- Born: Dora Beatrice Hake 2 September 1875 Melbourne, Victoria, Australia
- Died: 10 September 1968 (aged 93) Melbourne, Victoria, Australia
- Known for: Painting
- Spouse: Percival Serle ​(m. 1910⁠–⁠1951)​

= Dora Serle =

Australian artist (1875–1968

Dora Beatrice Serle (1875–1968), was an Australian painter. She was the president of the Melbourne Society of Women Painters and Sculptors from 1933 to 1934.

== Biography ==
Serle was born on 2 September 1875 in Melbourne, Australia.

She studied at the National Gallery school where she was taught by Phillips Fox, Jane Sutherland, and Walter Withers.
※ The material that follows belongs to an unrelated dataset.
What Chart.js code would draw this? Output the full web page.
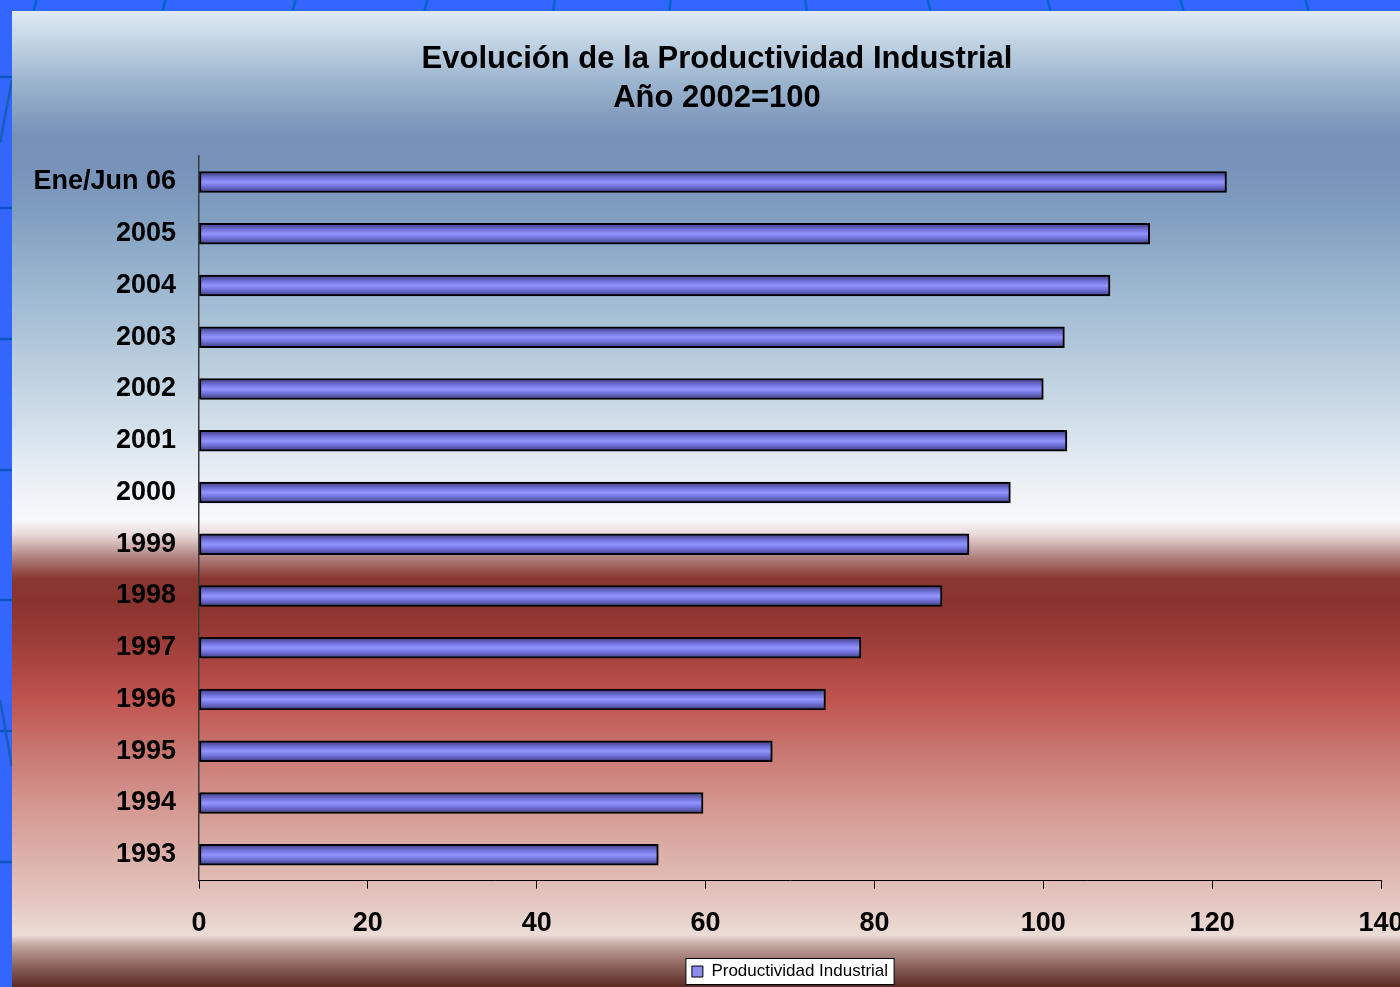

She attended the Gallery School with her sister Elsie Barlow.

In 1902 Serle travelled to Paris, France, where she was exposed to the Impressionists, which influenced her subsequent work.

In 1910 she married the scholar Percival Serle (1871–1951). In 1922 she gave birth to their third child, Geoffrey Serle, an historian and Rhodes Scholar.

Serle was a member of the Victorian Artists Society, the Melbourne Society of Women Painters and Sculptors and the Lyceum Club.

She died on 10 September 1968 at Hawthorn, Melbourne.

Hacke Place in the Canberra suburb of Conder is named in her honour and that of her younger sister Elsie Barlow, a founder of Castlemaine Art Museum, the misspelling of their maiden name being gazetted in 1988.

== Exhibitions ==
Dora exhibited with the Victorian Artists Society, but faced the prevalent prejudice against those of her gender; of her contribution to its October 1950 Spring exhibition, critic Alan Warren offered a passing mention: "Women painters, such as Violet Mclnnes, Dora Serle, Marjorie Woolcock, Dorothy Stephen, Roma Ward, Lesley Sinclair and Mary Macqueen have produced some competent pictures in their respective spheres."
- 1943, from 1 December; Inclusion in a group show of ninety-one paintings and etchings with Arnold Shore, Max Meldrum, John Rowell, Jas. Quinn, John Farmer, Mary Hurry, Allan Jordan, Margaret Pestell, Dora Wilson, Isabel Tweddle, Aileen Dent, Murray Griffin, Geo. Colville, and Victor Cog. Hawthorn Library.

== Legacy ==
Serle's paintings are in the collections of the National Gallery of Australia and the National Gallery of Victoria.